The ’276 patent defines “term” by referring to forms of textual expression (“words, numbers, spaces, etc.”). As the district court explained, the use of “etc.” in this definition implies additional, but similar forms of expression and does not reasonably encompass graphical expression. Indacon also recognizes that exemplary claim 1 is not directed to just an “alias,” but actually requires an “alias term.” Thus, Indacon’s argument that the construction of “term” is irrelevant to the construction of “alias” is unconvincing. Further, nothing in the specification suggests that “alias” encompasses graphical expression.
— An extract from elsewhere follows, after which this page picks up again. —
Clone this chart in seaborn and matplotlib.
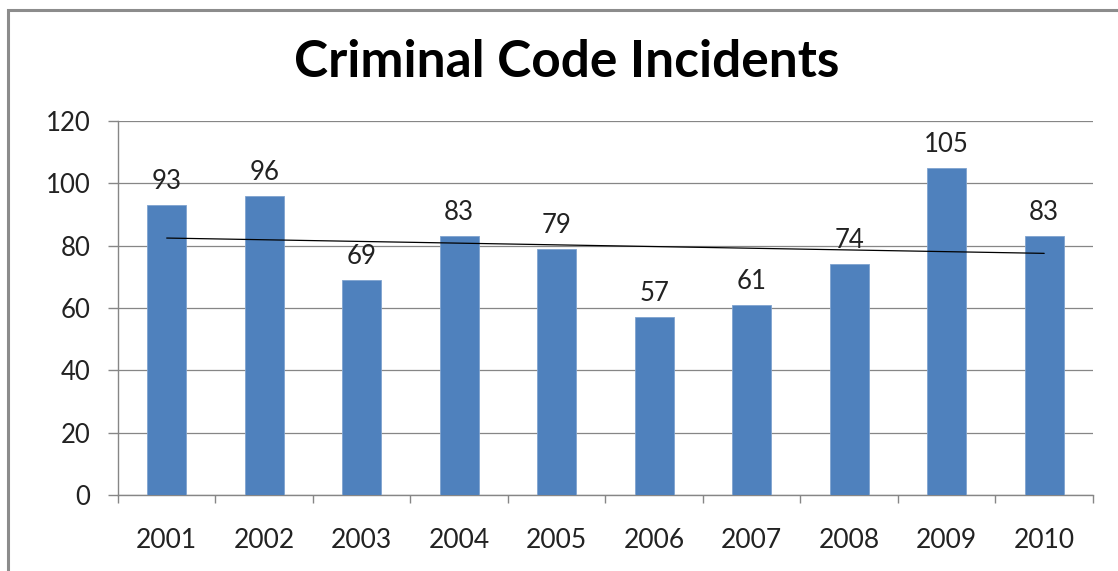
import numpy as np
import pandas as pd
import matplotlib
matplotlib.use("Agg")
import matplotlib.pyplot as plt
from matplotlib.patches import Rectangle
import seaborn as sns

years = ["2001", "2002", "2003", "2004", "2005", "2006", "2007", "2008", "2009", "2010"]
incidents = [93, 96, 69, 83, 79, 57, 61, 74, 105, 83]
y_ticks = [0, 20, 40, 60, 80, 100, 120]

sns.set_style("white")
plt.rcParams["font.family"] = ["Lato", "DejaVu Sans"]

BAR = "#4F81BD"
AXIS = "#868686"
TEXT = "#222222"

df = pd.DataFrame({"year": years, "incidents": incidents})

fig = plt.figure(figsize=(11.18, 5.71), dpi=100)
ax = fig.add_axes([0.1055, 0.1331, 0.8721, 0.6549])

sns.barplot(data=df, x="year", y="incidents", color=BAR, width=0.4,
            saturation=1, edgecolor="#7FA3CF", linewidth=0.6, ax=ax, zorder=3)

# linear trend line across the yearly values
sns.regplot(x=np.arange(len(incidents)), y=np.array(incidents, dtype=float),
            scatter=False, ci=None, truncate=True, ax=ax,
            line_kws={"color": "black", "linewidth": 0.9, "zorder": 4})

ax.bar_label(ax.containers[0], labels=[str(v) for v in incidents],
             padding=8, fontsize=18.5, color=TEXT)

ax.set_ylim(0, 120)
ax.set_xlim(-0.5, len(years) - 0.5)
ax.set_yticks(y_ticks)
ax.set_xlabel("")
ax.set_ylabel("")

ax.yaxis.grid(True, color=AXIS, linewidth=0.9, zorder=0)
ax.set_axisbelow(True)

for side in ("top", "right"):
    ax.spines[side].set_visible(False)
for side in ("left", "bottom"):
    ax.spines[side].set_color(AXIS)
    ax.spines[side].set_linewidth(1.0)

ax.tick_params(axis="y", which="major", direction="out", length=7, width=1.0,
               color=AXIS, labelsize=18.5, labelcolor=TEXT, pad=13, left=True)
ax.tick_params(axis="x", which="major", length=0, labelsize=19,
               labelcolor=TEXT, pad=24)
ax.set_xticks(np.arange(-0.5, len(years), 1.0), minor=True)
ax.tick_params(axis="x", which="minor", direction="out", length=6, width=1.0,
               color=AXIS, bottom=True)

fig.text(0.507, 0.891, "Criminal Code Incidents", ha="center", va="center",
         fontsize=37, fontweight="bold", color="black")

# chart area frame
fig.patches.append(Rectangle((8 / 1118, -0.1), 1.2, (571 - 10) / 571 + 0.1,
                             transform=fig.transFigure, fill=False,
                             edgecolor="#8C8C8C", linewidth=2.2))

fig.savefig("out.png", dpi=100)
Instead, the specification consistently describes an alias as a term, which, as explained above, is limited to textual expression. . . . The prosecution history also fails to support an interpretation of an “alias” encompassing graphical expression. . . .

The district court construed “custom link” as “a link the user can define using a chosen term that allows each instance of the term in the plurality of files to be identified and displayed as a link to a file chosen by the user, without modifying the original database files”; “custom linking relationship” as “a linking relationship the user can define using a chosen term that allows each instance of the term in the plurality of files to be identified and displayed as a link to a file chosen by the user, without modifying the original database files”; and “link term” as “a term chosen by a user that can be displayed as a link to a file specified by the user whenever the user encounters the term in the plurality of files.” [We] adopt the district court’s constructions of the link claim terms as being limited to allowing each instance of a link term to be identified and displayed as a link.
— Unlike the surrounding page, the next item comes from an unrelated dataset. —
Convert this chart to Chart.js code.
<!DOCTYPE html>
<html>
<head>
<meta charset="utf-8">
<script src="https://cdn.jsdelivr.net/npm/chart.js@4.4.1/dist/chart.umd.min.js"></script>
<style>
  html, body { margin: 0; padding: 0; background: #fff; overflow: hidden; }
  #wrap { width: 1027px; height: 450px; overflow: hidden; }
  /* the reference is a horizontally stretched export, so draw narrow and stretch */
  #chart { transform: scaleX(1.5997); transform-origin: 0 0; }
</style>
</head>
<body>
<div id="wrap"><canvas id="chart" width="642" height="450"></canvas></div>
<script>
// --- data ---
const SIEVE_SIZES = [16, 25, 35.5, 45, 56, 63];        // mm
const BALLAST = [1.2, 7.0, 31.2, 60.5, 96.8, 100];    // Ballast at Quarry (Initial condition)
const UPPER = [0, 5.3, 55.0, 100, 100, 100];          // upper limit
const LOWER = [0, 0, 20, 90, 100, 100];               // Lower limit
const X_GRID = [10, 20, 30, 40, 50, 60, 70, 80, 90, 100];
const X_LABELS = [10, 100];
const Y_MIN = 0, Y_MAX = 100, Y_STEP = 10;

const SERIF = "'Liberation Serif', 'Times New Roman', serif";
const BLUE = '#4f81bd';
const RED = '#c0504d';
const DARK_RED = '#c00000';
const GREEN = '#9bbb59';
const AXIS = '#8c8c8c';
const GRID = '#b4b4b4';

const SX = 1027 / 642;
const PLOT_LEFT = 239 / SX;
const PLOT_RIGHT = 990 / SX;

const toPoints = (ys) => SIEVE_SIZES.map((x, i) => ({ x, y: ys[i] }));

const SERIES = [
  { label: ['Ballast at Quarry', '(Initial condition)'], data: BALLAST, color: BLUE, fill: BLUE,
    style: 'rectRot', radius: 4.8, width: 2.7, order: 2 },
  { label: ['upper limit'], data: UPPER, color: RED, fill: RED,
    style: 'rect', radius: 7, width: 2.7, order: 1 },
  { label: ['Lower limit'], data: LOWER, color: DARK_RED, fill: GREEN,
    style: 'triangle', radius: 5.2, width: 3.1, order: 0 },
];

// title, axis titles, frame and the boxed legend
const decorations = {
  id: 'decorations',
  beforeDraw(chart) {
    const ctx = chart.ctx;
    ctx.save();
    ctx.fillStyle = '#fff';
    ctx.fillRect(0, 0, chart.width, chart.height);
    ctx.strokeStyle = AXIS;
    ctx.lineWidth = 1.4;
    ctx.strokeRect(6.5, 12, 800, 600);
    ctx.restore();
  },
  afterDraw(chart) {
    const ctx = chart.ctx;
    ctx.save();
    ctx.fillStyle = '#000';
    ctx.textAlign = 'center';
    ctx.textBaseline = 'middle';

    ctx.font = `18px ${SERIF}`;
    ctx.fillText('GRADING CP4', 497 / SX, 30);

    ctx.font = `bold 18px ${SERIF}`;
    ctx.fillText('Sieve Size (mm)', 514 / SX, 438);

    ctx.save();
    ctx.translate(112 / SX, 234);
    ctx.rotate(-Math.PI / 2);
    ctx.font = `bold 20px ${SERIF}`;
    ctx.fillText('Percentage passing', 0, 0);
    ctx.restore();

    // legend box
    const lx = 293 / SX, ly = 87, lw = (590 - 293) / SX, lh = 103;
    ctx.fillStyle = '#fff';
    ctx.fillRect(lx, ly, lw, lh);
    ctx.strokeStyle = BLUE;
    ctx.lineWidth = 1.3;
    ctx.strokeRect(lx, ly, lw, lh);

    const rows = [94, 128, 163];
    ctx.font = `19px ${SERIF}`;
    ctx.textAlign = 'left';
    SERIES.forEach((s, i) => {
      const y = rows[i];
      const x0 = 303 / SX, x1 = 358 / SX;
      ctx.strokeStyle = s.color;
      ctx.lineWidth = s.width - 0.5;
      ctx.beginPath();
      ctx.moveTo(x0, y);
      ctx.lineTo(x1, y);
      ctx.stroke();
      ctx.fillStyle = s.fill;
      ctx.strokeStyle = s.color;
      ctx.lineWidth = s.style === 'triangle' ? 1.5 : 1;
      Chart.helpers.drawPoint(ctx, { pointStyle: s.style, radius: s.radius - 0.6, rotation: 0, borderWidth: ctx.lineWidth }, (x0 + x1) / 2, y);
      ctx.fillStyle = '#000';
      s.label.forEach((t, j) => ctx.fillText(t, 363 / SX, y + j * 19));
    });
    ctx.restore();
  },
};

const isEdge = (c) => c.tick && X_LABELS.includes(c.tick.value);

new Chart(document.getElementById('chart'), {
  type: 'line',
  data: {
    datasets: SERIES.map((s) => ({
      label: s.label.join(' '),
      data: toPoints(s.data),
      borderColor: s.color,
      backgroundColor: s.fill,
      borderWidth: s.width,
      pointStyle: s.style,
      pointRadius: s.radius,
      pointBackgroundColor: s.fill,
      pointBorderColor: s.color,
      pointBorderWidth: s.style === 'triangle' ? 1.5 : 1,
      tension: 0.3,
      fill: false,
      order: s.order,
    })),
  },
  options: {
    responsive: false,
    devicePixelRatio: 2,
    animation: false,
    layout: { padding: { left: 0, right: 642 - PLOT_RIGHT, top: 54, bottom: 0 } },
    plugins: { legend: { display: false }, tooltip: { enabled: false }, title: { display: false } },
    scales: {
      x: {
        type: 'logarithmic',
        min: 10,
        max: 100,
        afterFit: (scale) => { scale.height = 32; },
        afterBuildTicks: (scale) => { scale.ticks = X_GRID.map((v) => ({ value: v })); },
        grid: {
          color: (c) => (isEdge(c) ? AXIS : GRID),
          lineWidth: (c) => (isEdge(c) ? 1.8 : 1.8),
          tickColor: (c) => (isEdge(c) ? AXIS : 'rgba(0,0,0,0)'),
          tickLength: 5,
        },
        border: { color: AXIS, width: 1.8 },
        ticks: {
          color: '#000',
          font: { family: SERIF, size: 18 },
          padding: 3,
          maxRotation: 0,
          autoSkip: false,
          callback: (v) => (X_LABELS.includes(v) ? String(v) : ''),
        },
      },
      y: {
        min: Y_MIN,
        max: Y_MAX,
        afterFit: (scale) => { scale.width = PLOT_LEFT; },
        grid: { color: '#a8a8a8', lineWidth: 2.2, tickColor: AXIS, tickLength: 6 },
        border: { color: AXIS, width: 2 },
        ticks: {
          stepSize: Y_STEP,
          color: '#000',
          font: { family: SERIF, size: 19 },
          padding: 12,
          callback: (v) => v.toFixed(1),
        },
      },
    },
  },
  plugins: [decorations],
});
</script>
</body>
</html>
Facebook argues that the link claim terms have no accepted meaning in the art. We agree with Facebook that these terms have no plain or established meaning to one of ordinary skill in the art. As such, they ordinarily cannot be construed broader than the disclosure in the specification. . . . . The specification repeatedly demonstrates that all link terms are capable of being identified and displayed as a link. Thus, we agree with the district court that, consistent with the teachings of the specification, the link claim terms are properly construed as allowing each instance of a defined term to be identified and displayed as a link. . . .

Because the link claim terms lack a plain or ordinary meaning in the art, and because the specification suggests limiting the scope of these claim terms to allowing each instance of a defined term to be identified and displayed as a link, we need not determine whether the patentees’ statements during prosecution rise to the level of clear and unmistakable disclaimer. . . . Moreover, “the interested public has the right to rely on the inventor’s statements made during prosecution, without attempting to decipher whether the examiner relied on them, or how much weight they were given.” Here, the patentees repeatedly described their invention both in the specification and the prosecution history as allowing “every instance” or “all instances” of a defined term to be identified and displayed as a link. Under these circumstances, the district court did not err in limiting the link claim terms as such. . . .

[W]e have declined to apply the doctrine of claim differentiation where, as here, the claims are not otherwise identical in scope. Further, “[a]lthough claim differentiation is a useful analytic tool, it cannot enlarge the meaning of a claim beyond that which is supported by the patent documents, or relieve any claim of limitations imposed by the prosecution history.” Thus, we adopt the district court’s constructions of the link claim terms.